Plusieurs grandes villes ukrainiennes, dont la capitale ukrainienne Kiev, ont subi des coupures de courant, qui ont plongé au moins un million d'Ukrainiens dans le noir à l'approche de l'hiver. "Ces attaques minent littéralement nos sites énergétiques et mettent en danger civils, secours et équipes de maintenance", a dénoncé Volodymyr Zelensky, plaidant une nouvelle fois pour l'envoi par ses alliés d'un système de défense aérienne.
Depuis Astana, au Kazakhstan, Vladimir Poutine a multiplié les avertissements et a brandi l'éventualité de frapper les "centres de décision à Kiev" avec son missile Orechnik si les livraisons d'armement occidental se poursuivaient, rapporte l'AFP. Affirmant connaître avec précision le nombre et l'emplacement des projectiles ATACMS et Storm Shadow en Ukraine, le Kremlin s'est aussi targué de produire plus de missiles que "tous les pays de l'OTAN réunis" et a promis d'intensifier encore la cadence.
En pleine période d'escalade des tensions, l'Ukraine a de nouveau appelé les Occidentaux à une réponse forte contre la Russie avec l'envoi de nouvelles armes.
Acte 5 : des voix en Europe appellent à livrer à Kiev d'autres missiles à longue portée
Face à cette intensification du conflit, le soutien à l'Ukraine continue de se renforcer du côté des Occidentaux. "L'Ukraine doit pouvoir utiliser les armes que nous lui fournissons non seulement pour arrêter les flèches, mais aussi pour toucher les archers", a déclaré Josep Borrell, le chef de la diplomatie européenne, appelant à une stratégie plus offensive, lundi 18 novembre, avant une réunion des ministres des Affaires étrangères de l'UE à Bruxelles lundi.
Au Parlement européen, une résolution non contraignante pour inciter les Etats-membres à livrer davantage d'armes a été adoptée, jeudi.
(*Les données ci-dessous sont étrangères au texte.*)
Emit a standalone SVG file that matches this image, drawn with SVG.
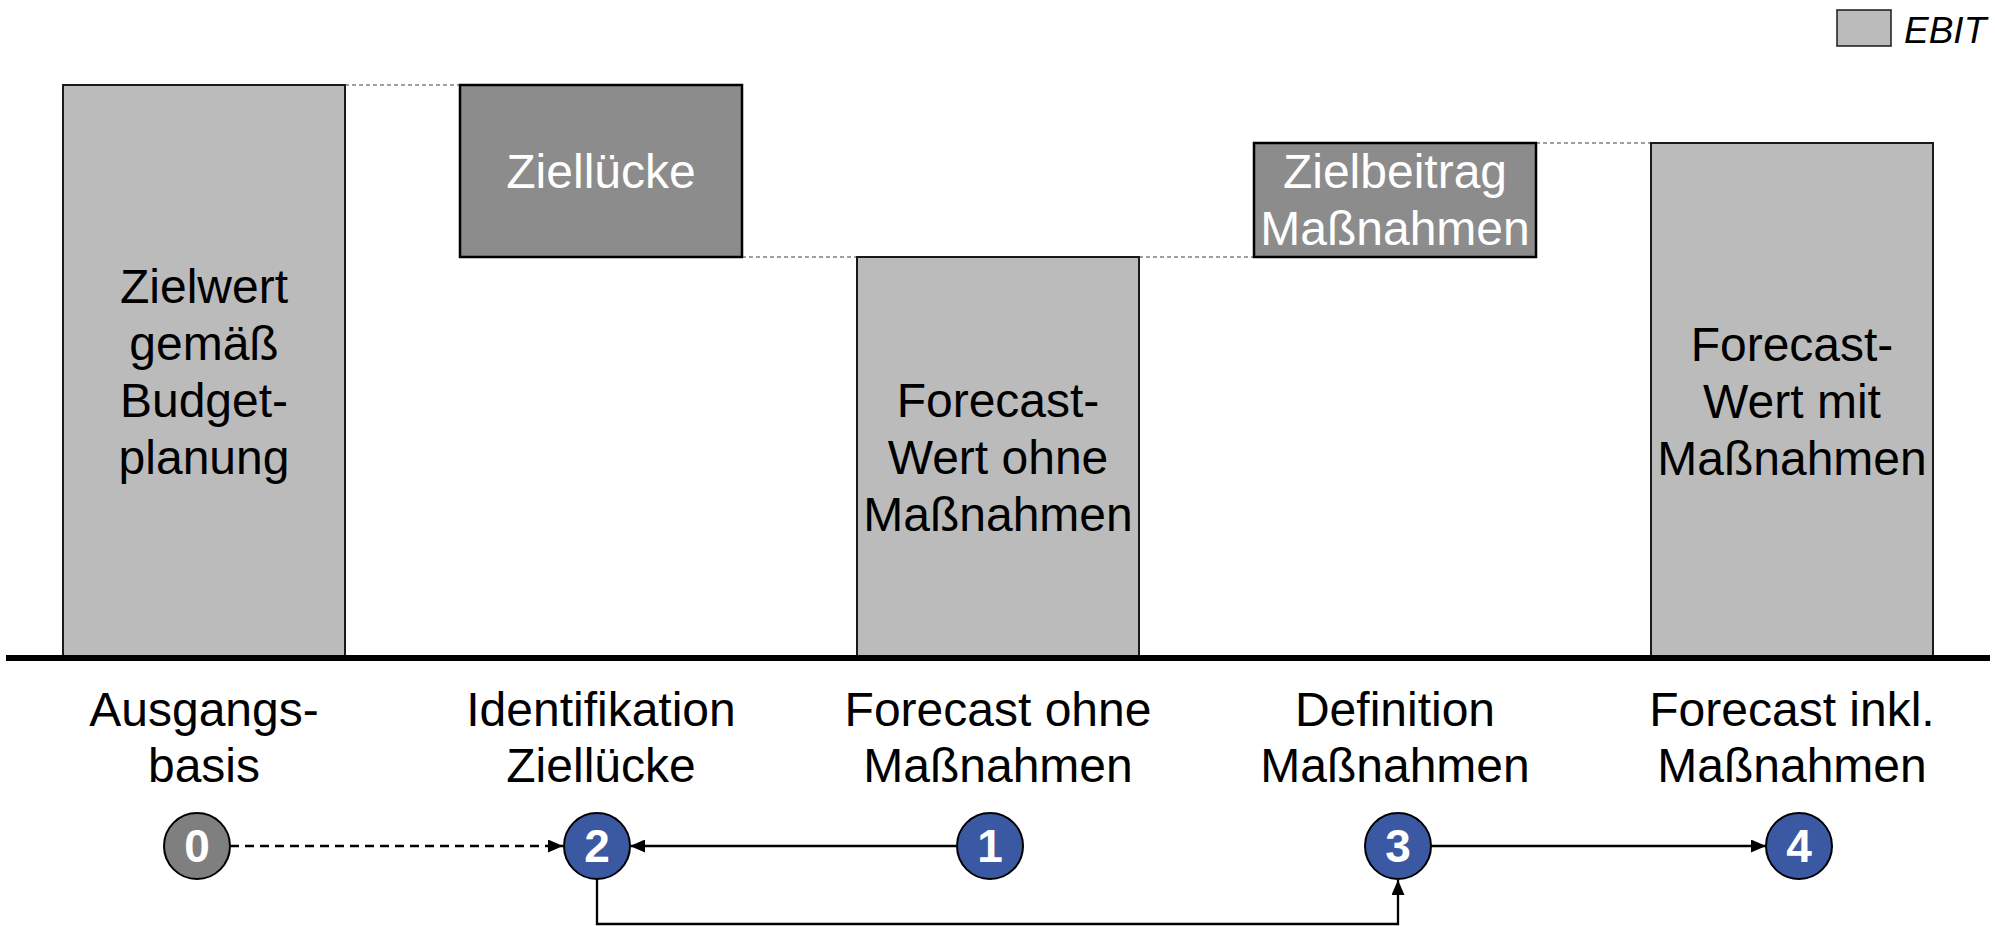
<svg xmlns="http://www.w3.org/2000/svg" width="1995" height="926" viewBox="0 0 1995 926">
<style>
text{font-family:"Liberation Sans",Arial,sans-serif;}
.bar{fill:#BBBBBB;stroke:#1a1a1a;stroke-width:2;}
.gap{fill:#8C8C8C;stroke:#000;stroke-width:2.5;}
.lbl{font-size:48px;fill:#000;text-anchor:middle;}
.wl{font-size:48px;fill:#fff;text-anchor:middle;}
.guide{stroke:#808080;stroke-width:1.5;stroke-dasharray:4 3;fill:none;}
.step{stroke:#000;stroke-width:2;}
.blue{fill:#3B58A2;}
.grey{fill:#7F7F7F;}
.num{font-size:46px;font-weight:bold;fill:#fff;text-anchor:middle;}
.conn{stroke:#000;stroke-width:2.3;fill:none;}
</style>
<defs>
<marker id="ah" markerUnits="userSpaceOnUse" markerWidth="15" markerHeight="13" refX="15" refY="6.5" orient="auto">
<path d="M0,0 L15,6.5 L0,13 z" fill="#000"/>
</marker>
</defs>
<rect width="1995" height="926" fill="#fff"/>

<g id="legend">
<rect x="1837" y="10" width="54" height="36" fill="#BBBBBB" stroke="#1a1a1a" stroke-width="1.5"/>
<text x="1904" y="43" font-size="37" font-style="italic" fill="#000">EBIT</text>
</g>

<g id="guides">
<line class="guide" x1="345" y1="85" x2="460" y2="85"/>
<line class="guide" x1="742" y1="257" x2="857" y2="257"/>
<line class="guide" x1="1139" y1="257" x2="1254" y2="257"/>
<line class="guide" x1="1536" y1="143" x2="1651" y2="143"/>
</g>

<g id="bar-zielwert">
<rect class="bar" x="63" y="85" width="282" height="573"/>
<text class="lbl"><tspan x="204" y="303">Zielwert</tspan><tspan x="204" y="360">gemäß</tspan><tspan x="204" y="417">Budget-</tspan><tspan x="204" y="474">planung</tspan></text>
</g>
<g id="bar-ziellücke">
<rect class="gap" x="460" y="85" width="282" height="172"/>
<text class="wl" x="601" y="188">Ziellücke</text>
</g>
<g id="bar-forecast-ohne">
<rect class="bar" x="857" y="257" width="282" height="401"/>
<text class="lbl"><tspan x="998" y="417">Forecast-</tspan><tspan x="998" y="474">Wert ohne</tspan><tspan x="998" y="531">Maßnahmen</tspan></text>
</g>
<g id="bar-zielbeitrag">
<rect class="gap" x="1254" y="143" width="282" height="114"/>
<text class="wl"><tspan x="1395" y="188">Zielbeitrag</tspan><tspan x="1395" y="245">Maßnahmen</tspan></text>
</g>
<g id="bar-forecast-mit">
<rect class="bar" x="1651" y="143" width="282" height="515"/>
<text class="lbl"><tspan x="1792" y="361">Forecast-</tspan><tspan x="1792" y="418">Wert mit</tspan><tspan x="1792" y="475">Maßnahmen</tspan></text>
</g>

<g id="axis">
<line x1="6" y1="658" x2="1990" y2="658" stroke="#000" stroke-width="6"/>
</g>

<g id="labels">
<text class="lbl"><tspan x="204" y="726">Ausgangs-</tspan><tspan x="204" y="782">basis</tspan></text>
<text class="lbl"><tspan x="601" y="726">Identifikation</tspan><tspan x="601" y="782">Ziellücke</tspan></text>
<text class="lbl"><tspan x="998" y="726">Forecast ohne</tspan><tspan x="998" y="782">Maßnahmen</tspan></text>
<text class="lbl"><tspan x="1395" y="726">Definition</tspan><tspan x="1395" y="782">Maßnahmen</tspan></text>
<text class="lbl"><tspan x="1792" y="726">Forecast inkl.</tspan><tspan x="1792" y="782">Maßnahmen</tspan></text>
</g>

<g id="connectors">
<line class="conn" x1="230" y1="846" x2="563" y2="846" stroke-dasharray="9 6" marker-end="url(#ah)"/>
<line class="conn" x1="956" y1="846" x2="630" y2="846" marker-end="url(#ah)"/>
<polyline class="conn" points="597,879 597,924 1398,924 1398,880" marker-end="url(#ah)"/>
<line class="conn" x1="1431" y1="846" x2="1766" y2="846" marker-end="url(#ah)"/>
</g>

<g id="step-0">
<circle class="step grey" cx="197" cy="846" r="33"/>
<text class="num" x="197" y="862">0</text>
</g>
<g id="step-2">
<circle class="step blue" cx="597" cy="846" r="33"/>
<text class="num" x="597" y="862">2</text>
</g>
<g id="step-1">
<circle class="step blue" cx="990" cy="846" r="33"/>
<text class="num" x="990" y="862">1</text>
</g>
<g id="step-3">
<circle class="step blue" cx="1398" cy="846" r="33"/>
<text class="num" x="1398" y="862">3</text>
</g>
<g id="step-4">
<circle class="step blue" cx="1799" cy="846" r="33"/>
<text class="num" x="1799" y="862">4</text>
</g>
</svg>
Les eurodéputés demandent aux Vingt-Sept de livrer à Kiev de nouveaux missiles à longue portée, "dont les Taurus", des projectiles de fabrication allemande dont la portée est nettement supérieure à celle des Storm Shadow. Cette décision est motivée par l'utilisation du missile hypersonique Orechnik, mais également par l'implication militaire de nouveaux pays dans le conflit, dont la Corée du Nord et l'Iran, synonyme d'"une nouvelle phase de la guerre".
Si l'Allemagne reconnaît "une terrible escalade", le pays reste prudent, rapporte le journal allemand Die Welt. Le chancelier Olaf Scholz refuse toujours de fournir à Kiev les fameux missiles Taurus, redoutant l'affrontement direct entre la Russie et l'Otan. A la place, l'Allemagne a annoncé dans un communiqué déployer des unités de défense antiaérienne Patriot en Pologne pour protéger un "nœud logistique" stratégique destiné à "la livraison de matériel en Ukraine".
En France, Emmanuel Macron a dénoncé vendredi une "logique d'escalade inacceptable" de la Russie en Ukraine, a rapporté l'Elysée, et martelé que la France continuerait d'aider Kiev aussi "intensément et longtemps" que nécessaire malgré les menaces russes.